TLDR
- Coinbase CEO urges Congress to pass crypto laws before August.
- The GENIUS Act sets rules for stablecoins backed 1-to-1 with strong consumer protections.
- Crypto leaders support the bill to boost innovation and dollar dominance.
- Some lawmakers oppose it over security and Trump-related concerns.
Brian Armstrong, the CEO of Coinbase, has called on Congress to act swiftly on stablecoin and market structure legislation, stressing the importance of passing comprehensive regulations before August.
Armstrong Urges Fast Passage of the Act
In a tweet on Wednesday, Armstrong emphasized the need for bipartisan support to advance the GENIUS Act, a groundbreaking piece of legislation that would establish a regulatory framework for stablecoins. Armstrong’s remarks come as the U.S. Senate prepares to vote on the bill, despite growing opposition.
“The GENIUS Act offers a real opportunity to move forward on stablecoin regulation,” Armstrong tweeted. “We strongly support the Senate starting debate on the GENIUS Act — and we need 60 votes to get there. Both chambers need to act now if we hope to pass comprehensive legislation before August.”
The GENIUS Act, which stands for the Guiding and Establishing National Innovation for U.S. Stablecoins Act, was introduced to address the rapidly growing stablecoin market. It seeks to establish a regulatory framework for digital assets tied to the U.S. dollar. The act is designed to provide clarity on the issuance and use of stablecoins, which are increasingly becoming a popular tool in the crypto space due to their stability relative to more volatile cryptocurrencies like Bitcoin.
Industry Leaders, Lawmakers Show support
Senator Bill Hagerty along with co-sponsors Senator Tim Scott and Senator Cynthia Lummis, spearheaded the bill. It aims to create rules that would ensure stablecoins are backed 1-to-1 by reserves, which would provide greater consumer protection. Additionally, it would offer stronger rights for consumers in the event of bankruptcy and impose strict marketing standards.
The GENIUS Act protects consumers by:
✅ Requiring all stablecoins to be backed 1-to-1
✅ Giving consumers strong rights in bankruptcy
✅ Establishing strict marketing standards— Senator Cynthia Lummis (@SenLummis) May 7, 2025
Supporters of the GENIUS Act, including Chris Dixon, managing partner at A16 Crypto, emphasized the importance of moving quickly to pass the bill, arguing that it will increase transparency and protect consumers, marking a significant improvement over the current regulatory environment.
“It’s time to pass bipartisan stablecoin legislation.

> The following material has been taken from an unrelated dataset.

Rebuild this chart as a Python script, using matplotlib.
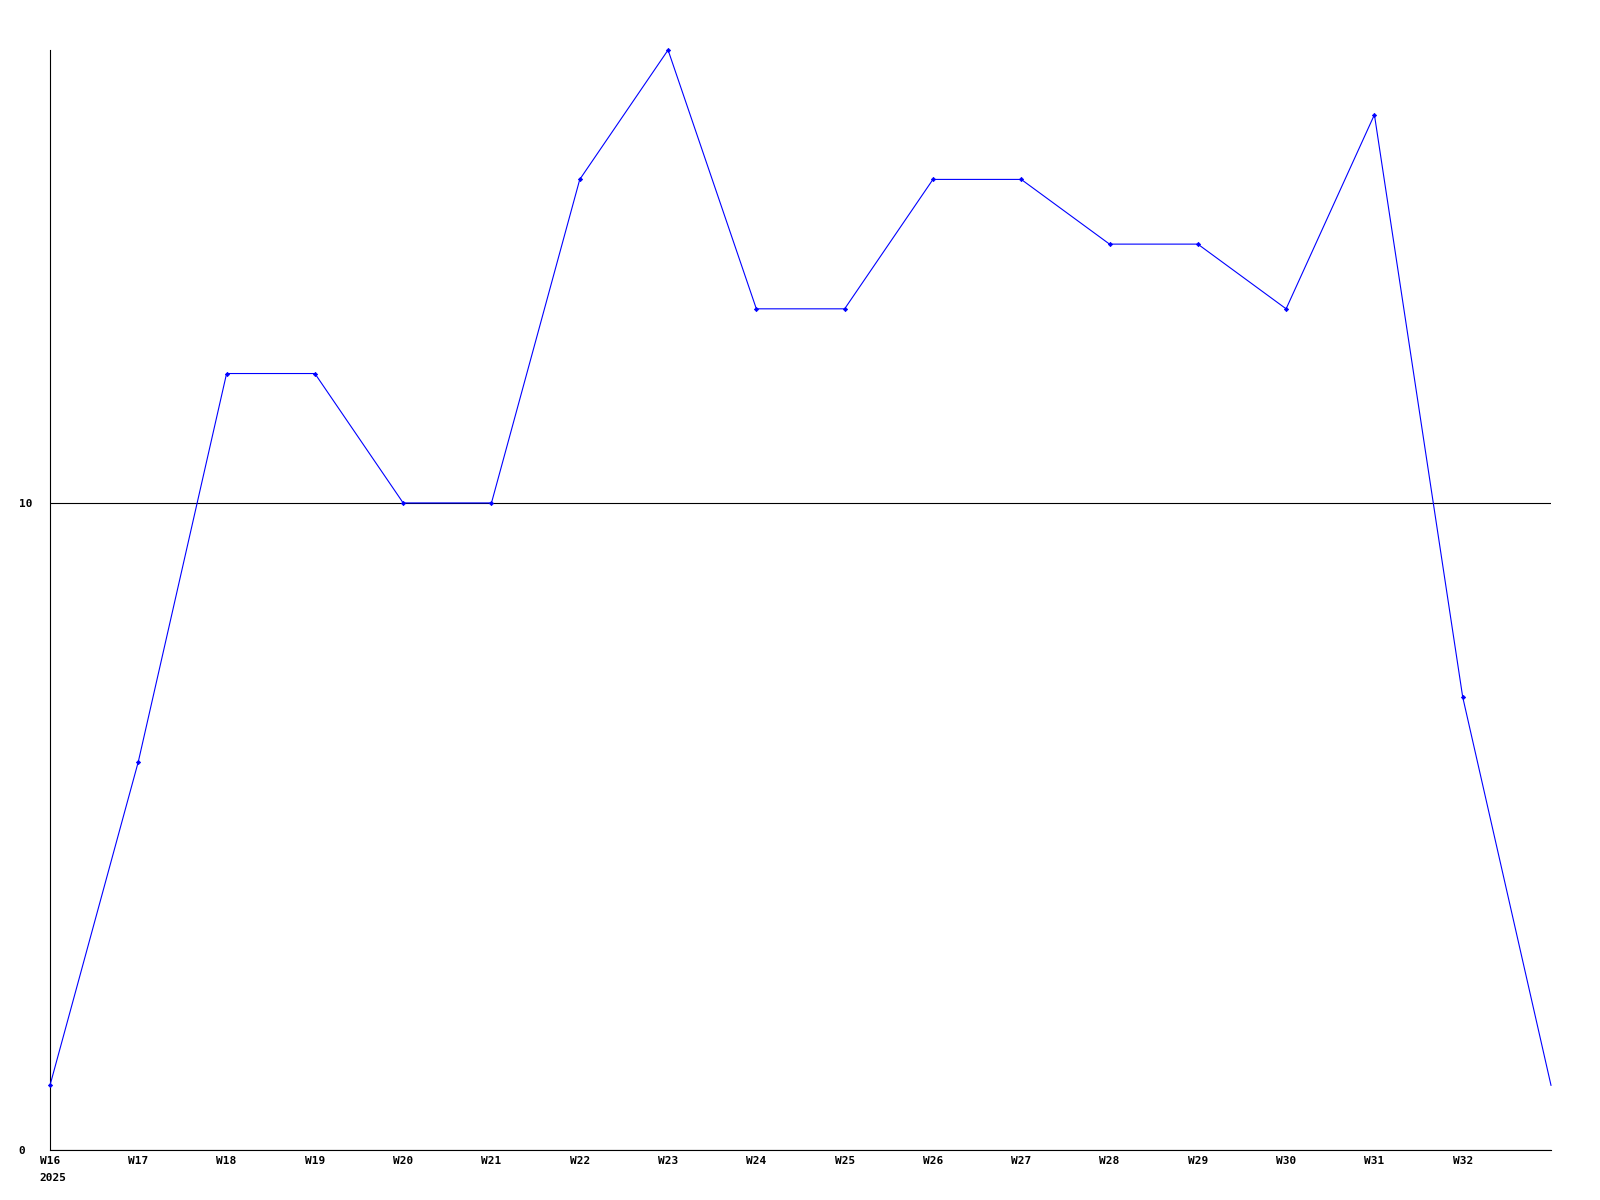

The GENIUS Act will protect consumers and increase transparency — a significant improvement on the status quo.”
Elsewhere, industry leaders such as Kristin Smith, CEO of the Blockchain Association, and Cody Carbone, CEO of The Digital Chamber, also voiced their support. They argue that the legislation will foster greater adoption of stablecoins and solidify U.S. dollar dominance in the digital economy. They further emphasized that this legislation would benefit both consumers and businesses, providing the necessary clarity for stablecoin adoption and facilitating innovation in digital finance.
GENIUS Act still Faces Resistance
However, not everyone is in favor of the bill. Some opponents, including Senator Elizabeth Warren, have raised concerns over the potential for misuse, particularly regarding financial transactions linked to high-profile figures like former President Donald Trump. Warren argued that the GENIUS Act could make it easier for Trump and others to profit from stablecoins, which she believes could lead to conflicts of interest and undermine the integrity of the system.
Trump is already using his stablecoin to get a cut of a $2 BILLION deal with a shady UAE fund.
The Senate will vote on the GENIUS Act, a crypto bill which would make the President's grift even easier.
If we don't fix that problem, no Senator should vote for it. pic.twitter.com/hD9IaHMNMB
— Elizabeth Warren (@SenWarren) May 6, 2025
Further opposition came from a group of senators, including Senator Ruben Gallego, who issued a joint statement late last week criticizing the bill’s current form. The group expressed concerns about insufficient provisions related to anti-money laundering, national security, and the safety of the financial system. While some senators had previously supported the bill, they now argue that these issues need to be addressed before the bill can proceed.
That said, as the Senate prepares for a vote on the GENIUS Act, the future of stablecoin legislation remains uncertain. Supporters argue that passing the bill is essential for maintaining the U.S.’s leadership in blockchain technology, while critics warn that the bill could have unintended consequences if not properly refined.